By United Way of King County, on November 19, 2021 | In Breaking the Cycle of Poverty, Covid-19, Fighting Homelessness

As our nation still reels from a pandemic that has exacerbated the abject homelessness and hunger crises, it is amazing how holiday rituals go unabated. It’s that time of year when we still fill our shopping carts with Thanksgiving turkeys large enough to bench press and enough trimmings to last for weeks. By next Wednesday, we will gridlock roadways and pack the airports once again, en route to family gatherings. And many of us will still get up bright and early on Thursday morning to volunteer making traditional dinners and distribute them to people we may see only once this year.

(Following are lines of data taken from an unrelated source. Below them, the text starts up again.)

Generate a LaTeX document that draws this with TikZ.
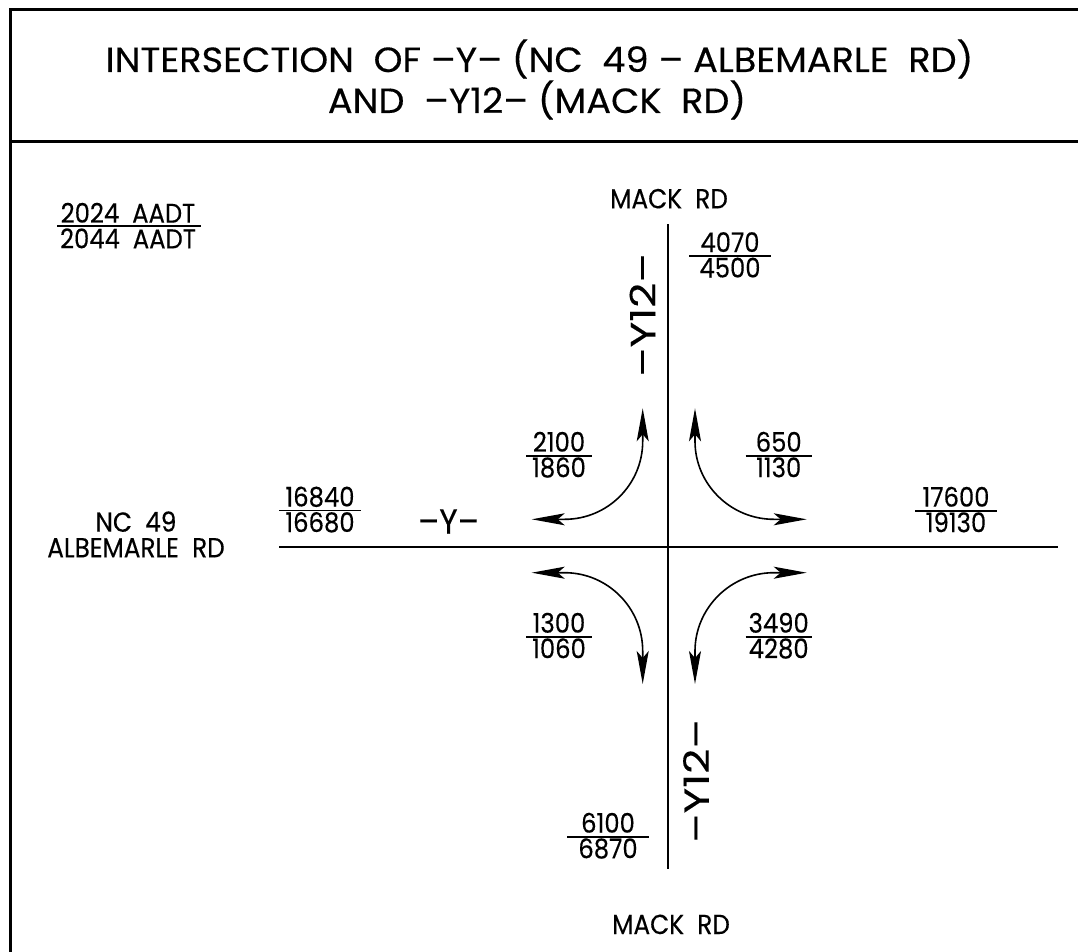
\documentclass[tikz,border=0pt]{standalone}
\usepackage{fontspec}
\setmainfont{Poppins}
\newfontfamily\titlefont[FakeStretch=1.05,FakeBold=0.3]{Poppins}
\newfontfamily\lblfont[FakeStretch=0.9,FakeBold=0.3]{Poppins}
\newfontfamily\widefont[FakeStretch=1.25,FakeBold=0.3]{Poppins}
\usetikzlibrary{arrows.meta}
\tikzset{
  frame/.style={line width=3pt},
  road/.style={line width=2pt},
  bar/.style={line width=1.6pt},
  turn/.style={line width=1.6pt, {Stealth[length=33pt,width=12pt,inset=7pt]}-{Stealth[length=33pt,width=12pt,inset=7pt]}},
  num/.style={inner sep=0pt, font=\lblfont\fontsize{27}{27}\selectfont, anchor=base},
  lbl/.style={inner sep=0pt, font=\lblfont\fontsize{27.5}{27.5}\selectfont, anchor=base},
  ylbl/.style={inner sep=0pt, font=\lblfont\fontsize{35}{35}\selectfont},
  yvlbl/.style={inner sep=0pt, rotate=90, font=\widefont\fontsize{35}{35}\selectfont},
  ttl/.style={inner sep=0pt, font=\titlefont\fontsize{35}{35}\selectfont, anchor=base}
}
% fraction: name, cx, bar y, half width, top, bottom
\newcommand\aadt[6]{%
  \node[num] (#1t) at (#2,#3-4) {#5};
  \node[num] (#1b) at (#2,#3+21.5) {#6};
  \coordinate (#1l) at (#2-#4,#3);
  \coordinate (#1r) at (#2+#4,#3);
  \draw[bar] (#1l) -- (#1r);
}
\begin{document}
\begin{tikzpicture}[x=1pt,y=-1pt]
\useasboundingbox (0,0) rectangle (1078,952);
% frame
\coordinate (ftl) at (10,9.5);
\coordinate (ftr) at (1078,9.5);
\coordinate (fbl) at (10,952);
\coordinate (sl) at (10,141.7);
\coordinate (sr) at (1078,141.7);
\draw[frame] (fbl) -- (ftl) -- (ftr);
\draw[frame] (sl) -- (sr);
% title
\node[ttl] (t1) at (539.5,72) {INTERSECTION\ \ OF –Y– (NC\ \ 49 – ALBEMARLE\ \ RD)};
\node[ttl] (t2) at (537,113) {AND\ \ –Y12– (MACK\ \ RD)};
% roads
\coordinate (vt) at (668.3,224);
\coordinate (vb) at (668.3,869);
\coordinate (hl) at (279.3,546.5);
\coordinate (hr) at (1058.3,546.5);
\draw[road] (vt) -- (vb);
\draw[road] (hl) -- (hr);
% road labels
\node[lbl] (mn) at (669,208.3) {MACK\ \ RD};
\node[lbl] (ms) at (671,934) {MACK\ \ RD};
\node[lbl] (nc) at (136,531.7) {NC\ \ 49};
\node[lbl] (al) at (136,557.3) {ALBEMARLE\ \ RD};
\node[yvlbl] (yn) at (642.5,315) {–Y12–};
\node[yvlbl] (ys) at (696,781) {–Y12–};
\node[ylbl] (yw) at (448.5,521.5) {–Y–};
% legend
\node[num] (lgt) at (128,222.7) {2024\ \ AADT};
\node[num] (lgb) at (128,248.3) {2044\ \ AADT};
\coordinate (lgl) at (57.3,225.7);
\coordinate (lgr) at (201,225.7);
\draw[bar] (lgl) -- (lgr);
% volumes
\aadt{n}{730}{256}{41}{4070}{4500}
\aadt{s}{608}{836.7}{41}{6100}{6870}
\aadt{w}{320}{510.5}{41}{16840}{16680}
\aadt{e}{956}{510.7}{41}{17600}{19130}
\aadt{ul}{559}{455.7}{33}{2100}{1860}
\aadt{ur}{778.7}{455.7}{33}{650}{1130}
\aadt{ll}{559}{636.7}{33}{1300}{1060}
\aadt{lr}{778.7}{636.7}{33}{3490}{4280}
% turning arrows
\coordinate (ulA) at (531.7,519.3);
\coordinate (ulB) at (642.7,408.3);
\coordinate (urA) at (806.7,519.3);
\coordinate (urB) at (695,408.3);
\coordinate (llA) at (531.7,572.7);
\coordinate (llB) at (642.7,684);
\coordinate (lrA) at (806.7,572.7);
\coordinate (lrB) at (695,684);
\draw[turn] (ulA) -- ++(33,0) .. controls ++(43,0) and ++(0,43) .. ([yshift=-33pt]ulB) -- (ulB);
\draw[turn] (urA) -- ++(-33,0) .. controls ++(-43,0) and ++(0,43) .. ([yshift=-33pt]urB) -- (urB);
\draw[turn] (llA) -- ++(33,0) .. controls ++(43,0) and ++(0,-43) .. ([yshift=33pt]llB) -- (llB);
\draw[turn] (lrA) -- ++(-33,0) .. controls ++(-43,0) and ++(0,-43) .. ([yshift=33pt]lrB) -- (lrB);
\end{tikzpicture}
\end{document}
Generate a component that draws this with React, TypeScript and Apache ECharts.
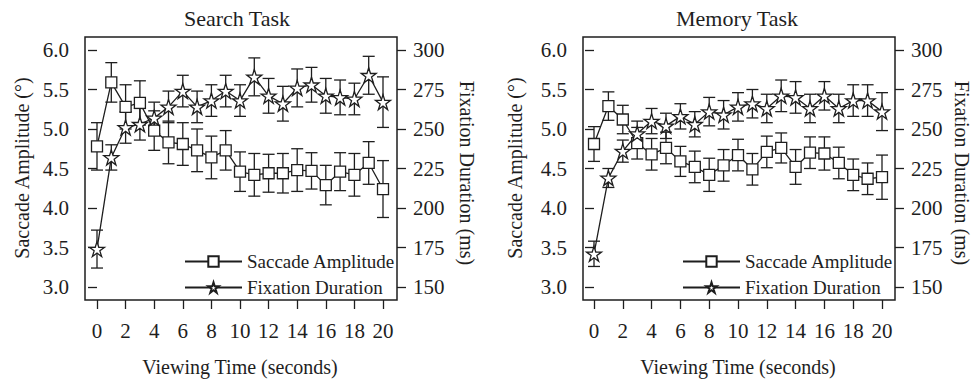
import React, { useEffect, useRef } from 'react';
import * as echarts from 'echarts';

const viewingTime = [0, 1, 2, 3, 4, 5, 6, 7, 8, 9, 10, 11, 12, 13, 14, 15, 16, 17, 18, 19, 20];

const searchAmp = [4.78, 5.59, 5.28, 5.33, 4.98, 4.83, 4.81, 4.73, 4.64, 4.73, 4.46, 4.42, 4.44, 4.44, 4.48, 4.47, 4.29, 4.46, 4.42, 4.57, 4.24];
const searchAmpErr = [0.3, 0.25, 0.28, 0.28, 0.25, 0.27, 0.27, 0.27, 0.27, 0.25, 0.25, 0.27, 0.24, 0.25, 0.27, 0.23, 0.25, 0.24, 0.27, 0.27, 0.36];
const searchFix = [174, 232, 251, 253, 257, 264, 274, 264, 268, 274, 268, 283, 271, 266, 276, 278, 271, 270, 269, 284, 267];
const searchFixErr = [12, 8, 10, 10, 10, 10, 10, 10, 10, 10, 10, 12, 11, 11, 12, 11, 11, 11, 10, 12, 16];

const memoryAmp = [4.81, 5.29, 5.12, 4.82, 4.68, 4.76, 4.59, 4.52, 4.42, 4.54, 4.67, 4.49, 4.71, 4.76, 4.52, 4.7, 4.69, 4.57, 4.42, 4.37, 4.39];
const memoryAmpErr = [0.22, 0.18, 0.18, 0.2, 0.2, 0.2, 0.19, 0.2, 0.21, 0.2, 0.2, 0.2, 0.2, 0.19, 0.22, 0.2, 0.21, 0.2, 0.2, 0.2, 0.28];
const memoryFix = [171, 219, 236, 247, 255, 252, 258, 253, 261, 259, 264, 266, 263, 271, 270, 263, 271, 263, 268, 268, 261];
const memoryFixErr = [8, 6, 7, 8, 8, 8, 8, 8, 9, 9, 9, 9, 9, 10, 10, 9, 9, 9, 10, 10, 12];

const ampTicks = { min: 3, max: 6, interval: 0.5 };
const fixTicks = { min: 150, max: 300, interval: 25 };
const timeTicks = { min: 0, max: 20, interval: 2 };

const panelTitles = ['Search Task', 'Memory Task'];
const seriesNames = ['Saccade Amplitude', 'Fixation Duration'];
const xAxisTitle = 'Viewing Time (seconds)';
const ampAxisTitle = 'Saccade Amplitude (°)';
const fixAxisTitle = 'Fixation Duration (ms)';

const FONT = "'Liberation Serif', 'Times New Roman', serif";
const INK = '#1e1e1e';
const STAR =
  'path://M50,2 L61.2,36.5 L97.5,36.5 L68.1,57.8 L79.4,92.3 L50,71 L20.6,92.3 L31.9,57.8 L2.5,36.5 L38.8,36.5 Z';

const errorSeries = (xi: number, yi: number, vals: number[], errs: number[]) => ({
  type: 'custom',
  name: 'err' + xi + '-' + yi,
  xAxisIndex: xi,
  yAxisIndex: yi,
  z: 1,
  data: viewingTime.map((t, i) => [t, vals[i] - errs[i], vals[i] + errs[i]]),
  encode: { x: 0, y: [1, 2] },
  renderItem: (params: any, api: any) => {
    const x = api.value(0);
    const lo = api.coord([x, api.value(1)]);
    const hi = api.coord([x, api.value(2)]);
    const w = 6;
    const st = { stroke: INK, lineWidth: 1.3 };
    return {
      type: 'group',
      children: [
        { type: 'line', shape: { x1: lo[0], y1: lo[1], x2: hi[0], y2: hi[1] }, style: st },
        { type: 'line', shape: { x1: lo[0] - w, y1: lo[1], x2: lo[0] + w, y2: lo[1] }, style: st },
        { type: 'line', shape: { x1: hi[0] - w, y1: hi[1], x2: hi[0] + w, y2: hi[1] }, style: st },
      ],
    };
  },
});

const lineSeries = (name: string, xi: number, yi: number, vals: number[], symbol: string, size: number) => ({
  type: 'line',
  name,
  xAxisIndex: xi,
  yAxisIndex: yi,
  z: 2,
  data: viewingTime.map((t, i) => [t, vals[i]]),
  symbol,
  symbolSize: size,
  showSymbol: true,
  lineStyle: { color: INK, width: 1.3 },
  itemStyle: { color: '#ffffff', borderColor: INK, borderWidth: 1.3 },
});

const labelStyle = { fontFamily: FONT, fontSize: 21, color: INK };
const tickStyle = { show: true, inside: false, length: 9, lineStyle: { color: INK, width: 1.3 } };

const yAxis = (gi: number, pos: 'left' | 'right', offset: number, t: any, fmt: (v: number) => string) => ({
  type: 'value',
  gridIndex: gi,
  position: pos,
  offset,
  min: t.min,
  max: t.max,
  interval: t.interval,
  axisLine: { show: false },
  axisTick: tickStyle,
  splitLine: { show: false },
  axisLabel: { ...labelStyle, margin: 16, formatter: fmt },
});

const xAxis = (gi: number) => ({
  type: 'value',
  gridIndex: gi,
  position: 'bottom',
  offset: 13,
  min: timeTicks.min,
  max: timeTicks.max,
  interval: timeTicks.interval,
  axisLine: { show: false },
  axisTick: tickStyle,
  splitLine: { show: false },
  axisLabel: { ...labelStyle, margin: 20 },
});

const txt = (text: string, x: number, y: number, rotation = 0, size = 20) => ({
  type: 'text',
  x,
  y,
  rotation,
  style: { text, fontFamily: FONT, fontSize: size, fill: INK, align: 'center', verticalAlign: 'middle' },
});

const box = (x: number, y: number, w: number, h: number) => ({
  type: 'rect',
  shape: { x, y, width: w, height: h },
  style: { fill: 'none', stroke: INK, lineWidth: 1.5 },
  z: 10,
});

const legend = (left: number) => ({
  orient: 'vertical',
  left,
  top: 247,
  itemWidth: 57,
  itemHeight: 13,
  itemGap: 7,
  selectedMode: false,
  data: seriesNames,
  textStyle: { fontFamily: FONT, fontSize: 19, color: INK, lineHeight: 19, padding: [0, 0, 0, 0] },
});

export default function App() {
  const ref = useRef<HTMLDivElement>(null);
  useEffect(() => {
    if (!ref.current) return;
    const chart = echarts.init(ref.current, null, { renderer: 'svg' });
    const f1 = (v: number) => v.toFixed(1);
    const f0 = (v: number) => String(v);
    chart.setOption({
      animation: false,
      backgroundColor: '#ffffff',
      grid: [
        { left: 97, right: 977 - 383, top: 50, bottom: 384 - 287, show: false },
        { left: 594, right: 977 - 882, top: 50, bottom: 384 - 287, show: false },
      ],
      xAxis: [xAxis(0), xAxis(1)],
      yAxis: [
        yAxis(0, 'left', 12, ampTicks, f1),
        yAxis(0, 'right', 14, fixTicks, f0),
        yAxis(1, 'left', 11, ampTicks, f1),
        yAxis(1, 'right', 13, fixTicks, f0),
      ],
      legend: [legend(179), legend(677)],
      series: [
        errorSeries(0, 0, searchAmp, searchAmpErr),
        errorSeries(0, 1, searchFix, searchFixErr),
        errorSeries(1, 2, memoryAmp, memoryAmpErr),
        errorSeries(1, 3, memoryFix, memoryFixErr),
        lineSeries(seriesNames[0], 0, 0, searchAmp, 'rect', 11),
        lineSeries(seriesNames[1], 0, 1, searchFix, STAR, 15),
        lineSeries(seriesNames[0], 1, 2, memoryAmp, 'rect', 11),
        lineSeries(seriesNames[1], 1, 3, memoryFix, STAR, 15),
      ],
      graphic: [
        box(85, 37, 312, 263),
        box(583, 37, 312, 263),
        txt(panelTitles[0], 237, 18, 0, 22),
        txt(panelTitles[1], 737, 18, 0, 22),
        txt(xAxisTitle, 240, 367),
        txt(xAxisTitle, 738, 367),
        txt(ampAxisTitle, 22, 168, Math.PI / 2),
        txt(fixAxisTitle, 467, 173, -Math.PI / 2),
        txt(ampAxisTitle, 515, 168, Math.PI / 2),
        txt(fixAxisTitle, 962, 173, -Math.PI / 2),
      ],
    });
    return () => chart.dispose();
  }, []);
  return <div ref={ref} style={{ position: 'fixed', left: 0, top: 0, width: 977, height: 384 }} />;
}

Money is meager, and times are tight—so much so that some people who once visited food banks to drop off items now go to retrieve them. The lingering pandemic has left us frustrated, drained, grieved and challenged. It has given rise to new terms such as COVID anxiety and Zoom fatigue. And it has shown us how you never miss something as simple as human contact until you cannot make it.

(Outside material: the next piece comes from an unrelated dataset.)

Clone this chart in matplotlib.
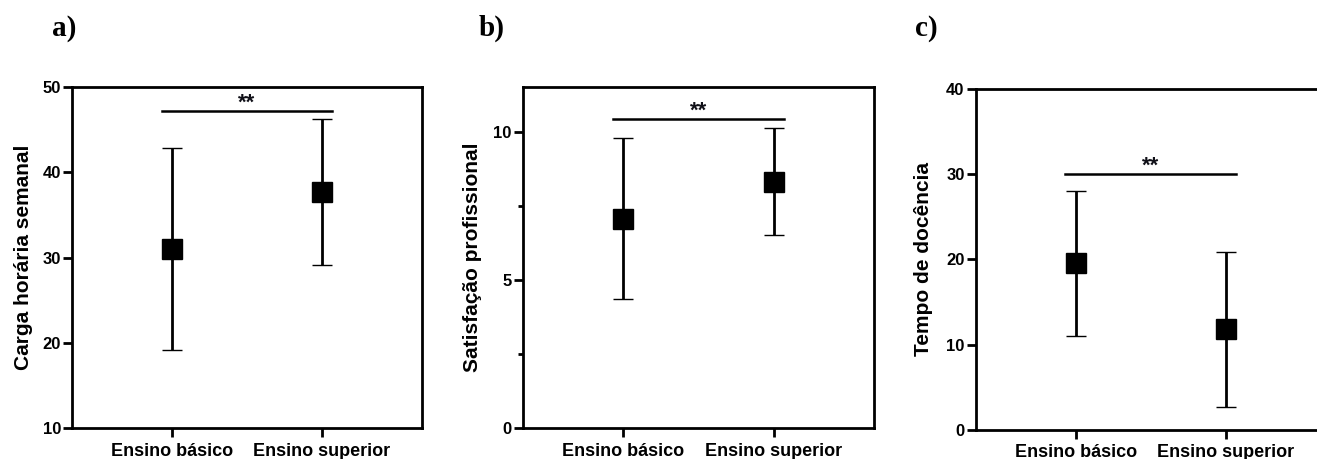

Yet the pandemic has also demonstrated that no matter what divides us, the spirit of giving is the bond that keeps us together. The pandemic has given rise to innovation and improvisation, as we’ve pivoted from in-person contact to virtual to back to in-person. We’ve conjured up new and bold ways to embrace outreach and help communities and people experiencing homelessness, eviction, job loss and other crises. If nothing else, the pandemic has, hopefully, made us stronger and more eager to address longstanding issues COVID has amplified.

United Way of King County has been at the forefront of addressing those issues well before the pandemic and will continue to do so well after COVID is behind us. We have pivoted and improvised in ways that are worth noting and may have altered the approach to food donations with our DoorDash program, making it possible for people to have items delivered from food banks to their doors.

Some of those deliveries will be made during Thanksgiving week, and others are made weekly to children at 12 affordable housing sites and schools across Washington. To address racial inequities and the disproportionate impact on communities of color, 70 percent of our delivery recipients identify as Black, Indigenous or people of color.

Many people will spend their Thanksgiving seeking adequate shelter or scrambling to stay in their homes. Our Home Base program provides rental assistance, so people don’t fall behind in rent or end up with a mountain of debt to repay after COVID. Our Streets to Home program works with people experiencing homelessness to set them on a path of upward mobility by quickly getting them into housing and connecting them with employers.

As we are reminded of Thanksgiving rituals that have withstood the pandemic, we should be thankful for the spirits of gratitude, innovation and giving that feed and fuel us like no helpings of cornbread stuffing can. If there is a post-pandemic “normal” to return to, that spirit will get us there.